Alors qu’on se rassure tout de suite en relisant la théorie et en réécoutant Aphatie et ce bon vieux Tirole : le marché est la manière la plus efficace d’allouer les ressources au service de l’intérêt général. La main invisible agit glorieusement pour nous permettre de bénéficier du génie de nos entrepreneurs. Et puis l’instant où l’on a refermé les Echos ou le torchon de l’institut Montaigne on se ressaisit : 680 millions pour des cartes panini ? Qui en plus n’existent même pas ? On refait les calculs et il faut bien y arriver : les comptes sont pas bons Kevin. Avec ces 680 millions, on pourrait financer cinq fois le projet prometheus de moteur Ariane réutilisable, deux fois le secours populaire, ou une bonne part du programme Astrid. Mais la main invisible préfère les cartes panini.

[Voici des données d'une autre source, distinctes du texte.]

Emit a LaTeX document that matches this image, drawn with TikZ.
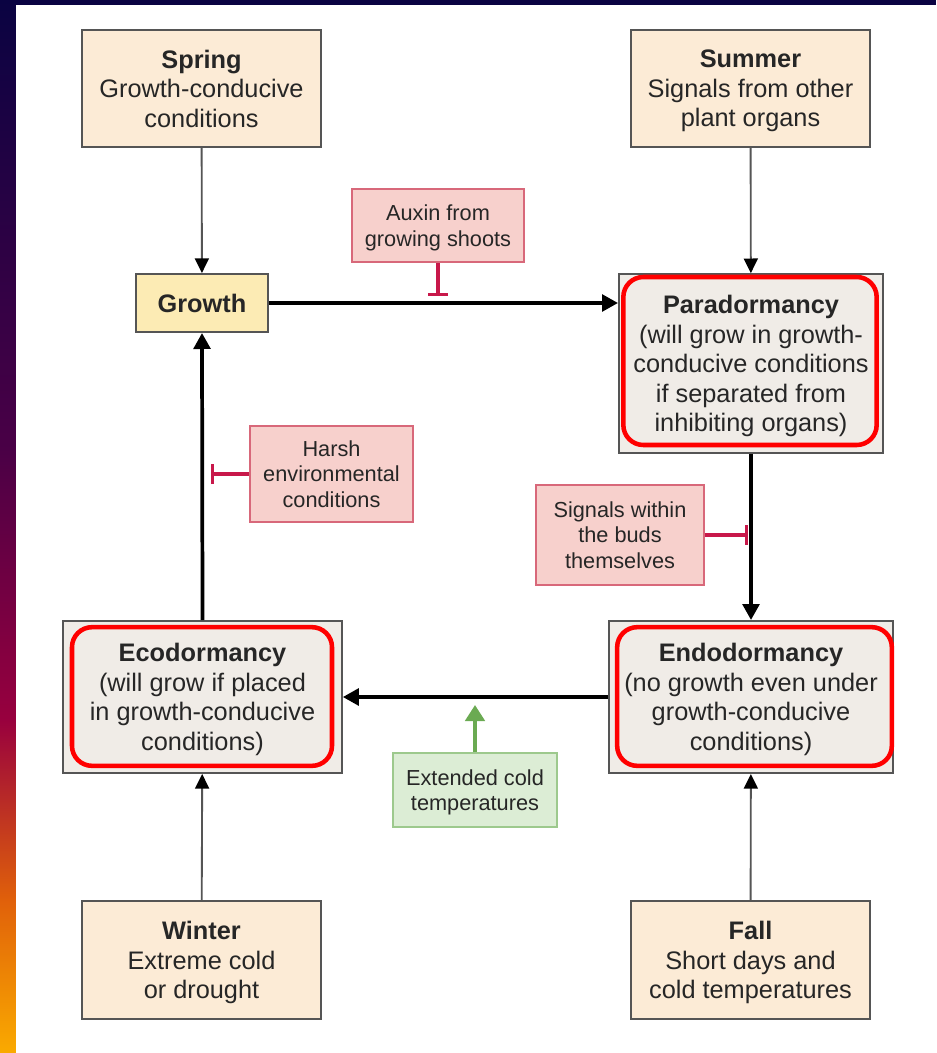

Le charme spécial du capitalisme gorafisé, c’est qu’il résonne dans les yeux de merlan frit de nos ministres. Il faut dire qu’eux mêmes étant gorafisés jusqu’à la moelle, il n’y a pas à s’étonner. Que trouve à dire Cédric O sur les cartes panini à 680 millions ? Que c’est presque une licorne. Incroyable mais vrai. Ça y est, les levées de fonds atteignent des records. Pour quoi faire ? Qui s’en soucie ? L’important c’est que les chiffres soient là. Une palanquée de zéros alignée, ça suffit à les faire frémir.
J’aurais tendance à ne mettre en cause que les idiots qui nous gouvernent. Ils sont trop biberonnés à la croissance, n’ont pas le moindre début de compétence technique ni souci de l’intérêt général, en bref, ils sont cons comme des valises. Mais comme toujours, ce n’est pas leur faute. Sans qu’ils soient innocents, ils ne sont qu’un morceau du mouvement général de crise organique. Ce sont les structures des choses qui ont permis leur émergence, comme ces mêmes structures ont permis les panini à 680 millions. Cette structure, c’est celle du capitalisme gorafisé, du capitalisme finissant, du capitalisme tout court.
Le capitalisme, rapport social de domination, se contentait autrefois de dominer, violemment. Mais au moins il produisait, ou plutôt faisait produire, à coup de fusil dans les grévistes s’il le fallait, mais faisait produire des voitures, des avions, des trains. Voilà qu’il ne produit plus et que, non content d’opprimer, il prend goût à humilier. Et pas seulement d’humilier par le rapport de domination, mais d’humilier par l’absurde des objets nouveaux qu’il se donne et dans lesquels il embringue les gens.
Si vous n’êtes pas encore anticapitalistes, c’est le moment de le devenir, et vite.